**Problem**
Copy every line from the data below in which the string "this" can be found.

Part of a data file
++++++++++

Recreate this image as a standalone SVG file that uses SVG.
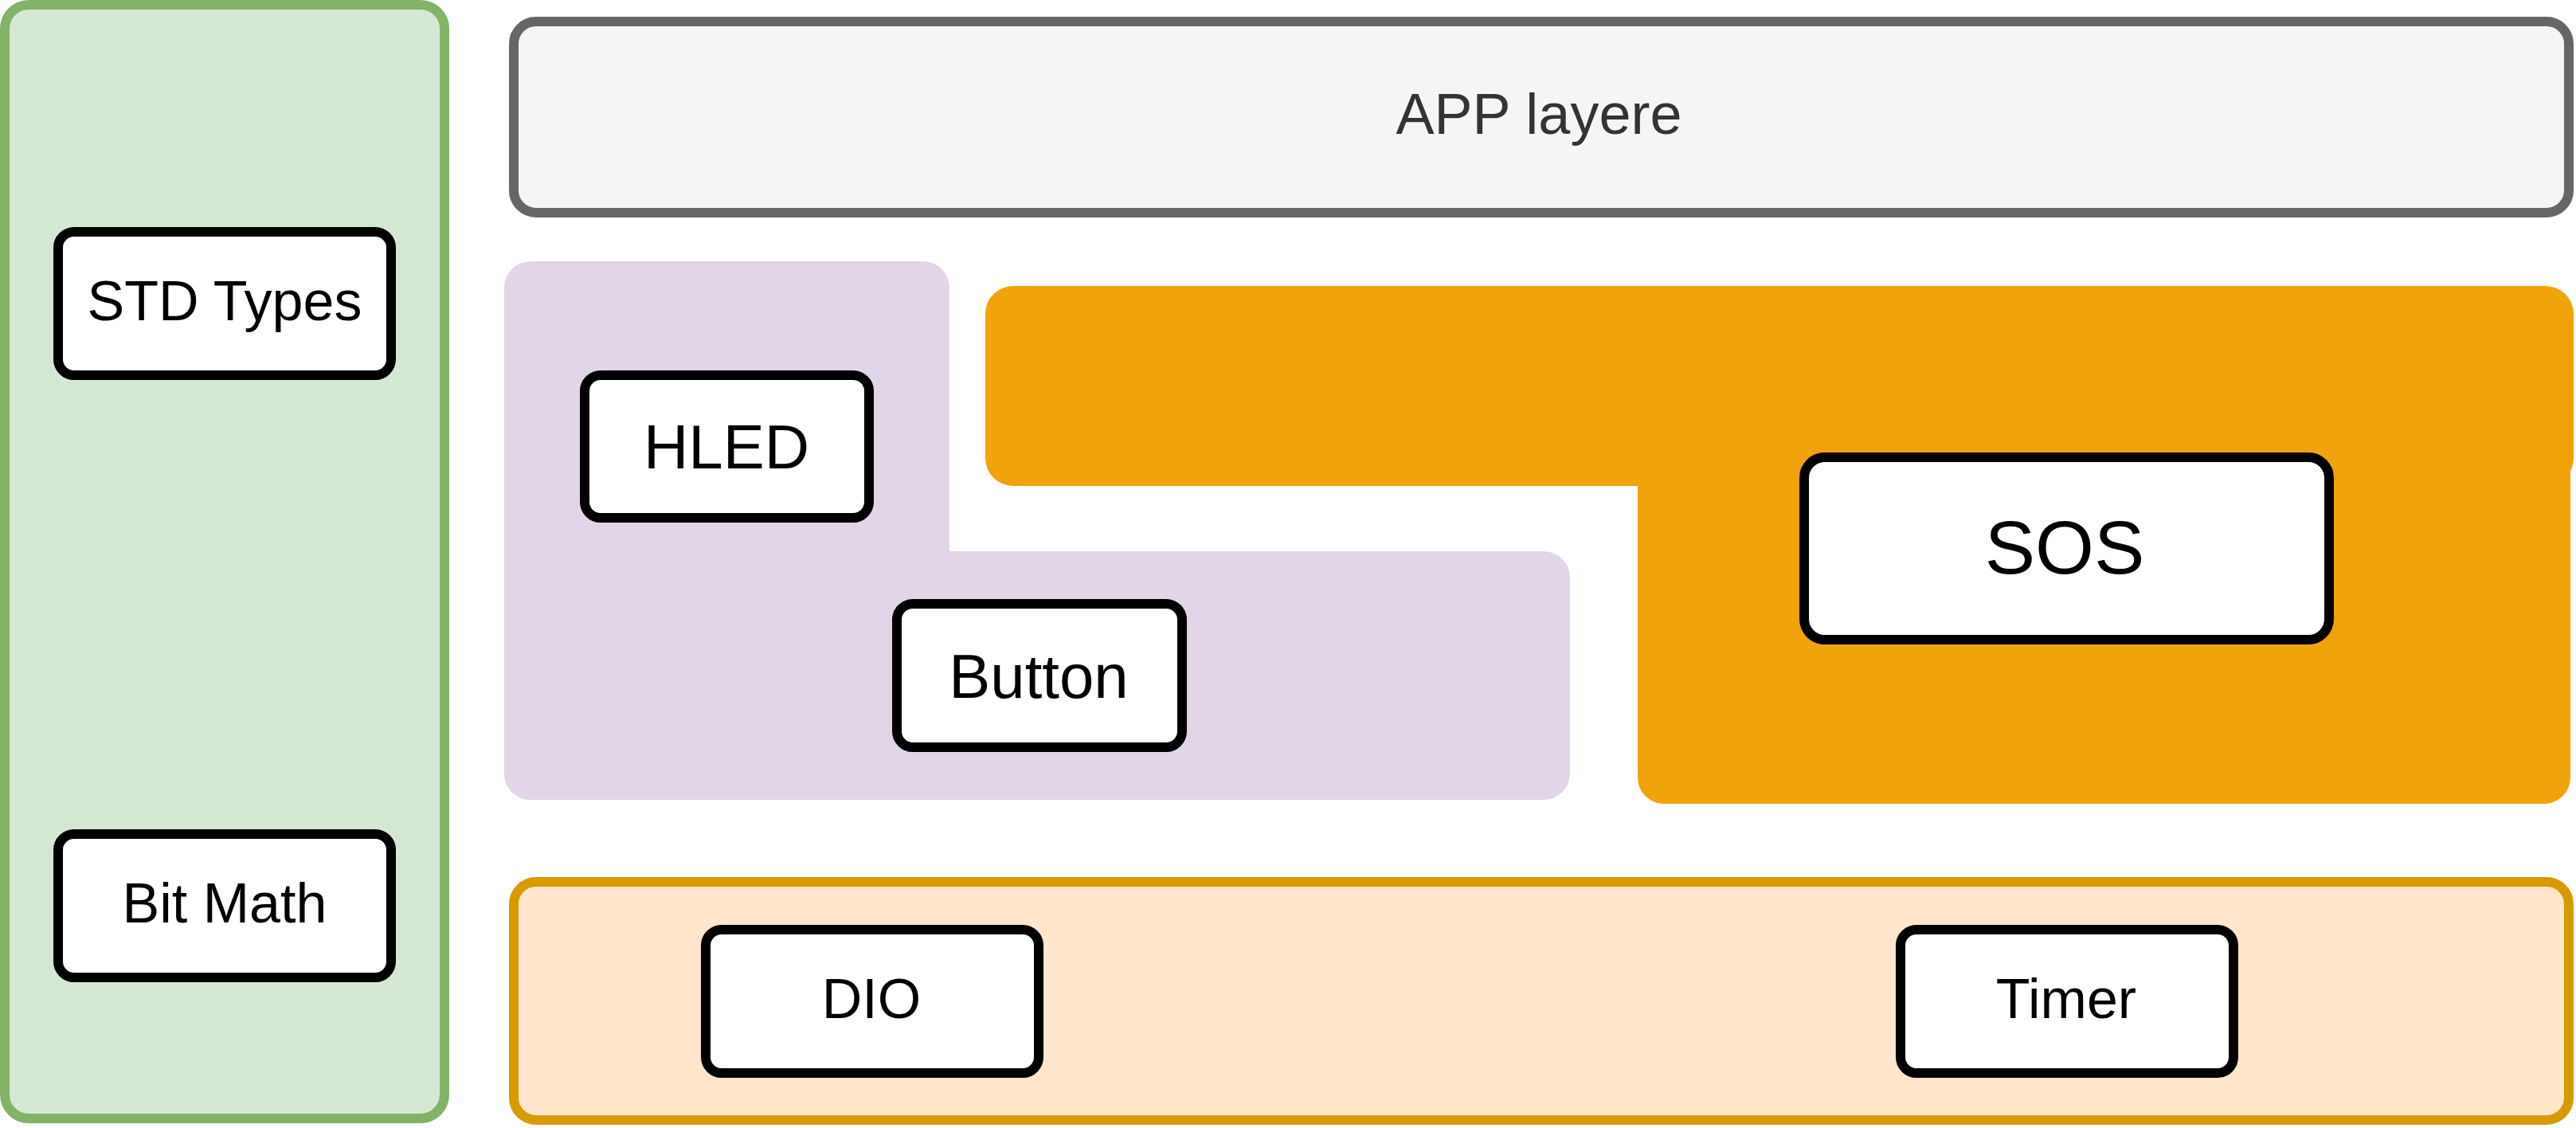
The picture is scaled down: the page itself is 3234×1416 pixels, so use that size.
<svg xmlns="http://www.w3.org/2000/svg" width="3234" height="1416" viewBox="0 0 3234 1416">
<style>
  .lbl { font-family: "Liberation Sans", Arial, sans-serif; text-anchor: middle; fill: #000000; }
  .node { fill: #ffffff; stroke: #000000; stroke-width: 12; }
  .f70 { font-size: 70px; }
  .f78 { font-size: 78px; }
</style>
<rect x="0" y="0" width="3234" height="1416" fill="#ffffff"/>

<g id="common-layer">
  <rect x="6" y="6" width="552" height="1398" rx="30" ry="30" fill="#d5e8d4" stroke="#82b366" stroke-width="12"/>
</g>

<g id="app-layer">
  <rect x="645" y="27" width="2580" height="240" rx="28" ry="28" fill="#f5f5f5" stroke="#666666" stroke-width="12"/>
  <text x="1932" y="168" class="lbl" style="font-size:72px;fill:#333333">APP layere</text>
</g>

<g id="hal-layer">
  <rect x="633" y="328" width="559" height="676" rx="33" ry="33" fill="#e1d5e7"/>
  <rect x="633" y="692" width="1338" height="312" rx="33" ry="33" fill="#e1d5e7"/>
</g>

<g id="service-layer">
  <rect x="2056" y="540" width="1171" height="469" rx="33" ry="33" fill="#f0a30a"/>
  <rect x="1237" y="359" width="1994" height="251" rx="35" ry="35" fill="#f0a30a"/>
</g>

<g id="mcal-layer">
  <rect x="645" y="1107" width="2580" height="299" rx="28" ry="28" fill="#ffe6cc" stroke="#d79b00" stroke-width="12"/>
</g>

<g id="connectors"></g>

<g id="std-types">
  <rect class="node" x="73" y="291" width="418" height="180" rx="20" ry="20"/>
  <text x="282" y="402" class="lbl f70">STD Types</text>
</g>

<g id="bit-math">
  <rect class="node" x="73" y="1047" width="418" height="180" rx="20" ry="20"/>
  <text x="282" y="1158" class="lbl f70">Bit Math</text>
</g>

<g id="hled">
  <rect class="node" x="734" y="471" width="357" height="179" rx="20" ry="20"/>
  <text x="912" y="588" class="lbl f78">HLED</text>
</g>

<g id="button">
  <rect class="node" x="1126" y="758" width="358" height="180" rx="20" ry="20"/>
  <text x="1304" y="876" class="lbl f78">Button</text>
</g>

<g id="sos">
  <rect class="node" x="2265" y="574" width="659" height="229" rx="26" ry="26"/>
  <text x="2592" y="720" class="lbl" style="font-size:95px">SOS</text>
</g>

<g id="dio">
  <rect class="node" x="886" y="1167" width="418" height="180" rx="20" ry="20"/>
  <text x="1094" y="1278" class="lbl f70">DIO</text>
</g>

<g id="timer">
  <rect class="node" x="2386" y="1167" width="418" height="180" rx="20" ry="20"/>
  <text x="2594" y="1278" class="lbl f70">Timer</text>
</g>
</svg>
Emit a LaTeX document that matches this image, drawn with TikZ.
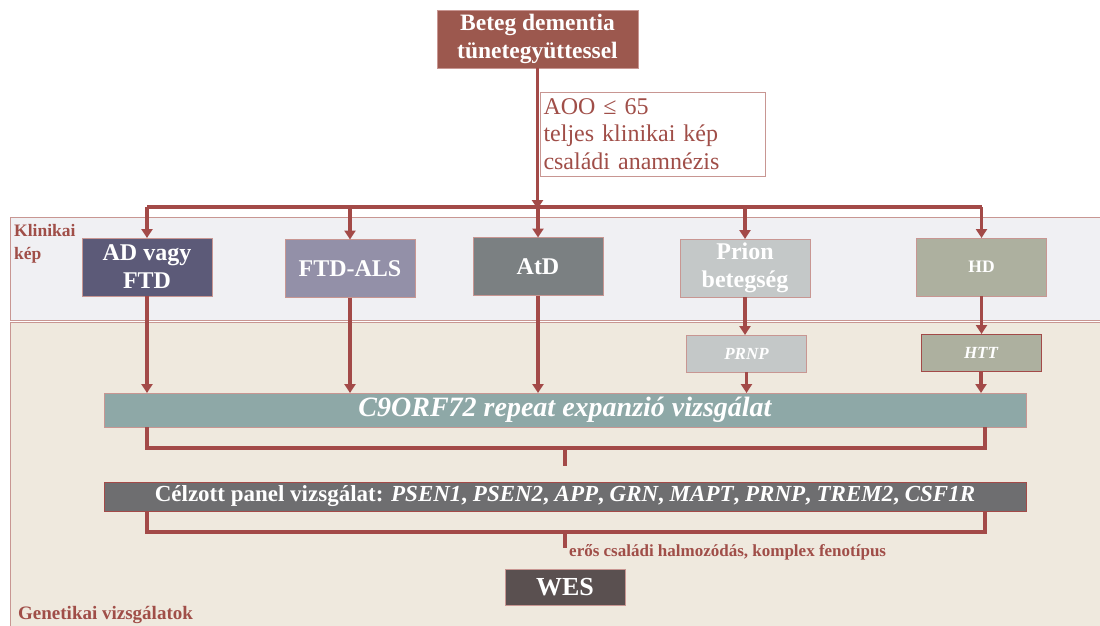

++++++++++

**Expected answer**
Recreate this image as a standalone SVG file that uses SVG.
Emit a LaTeX document that matches this image, drawn with TikZ.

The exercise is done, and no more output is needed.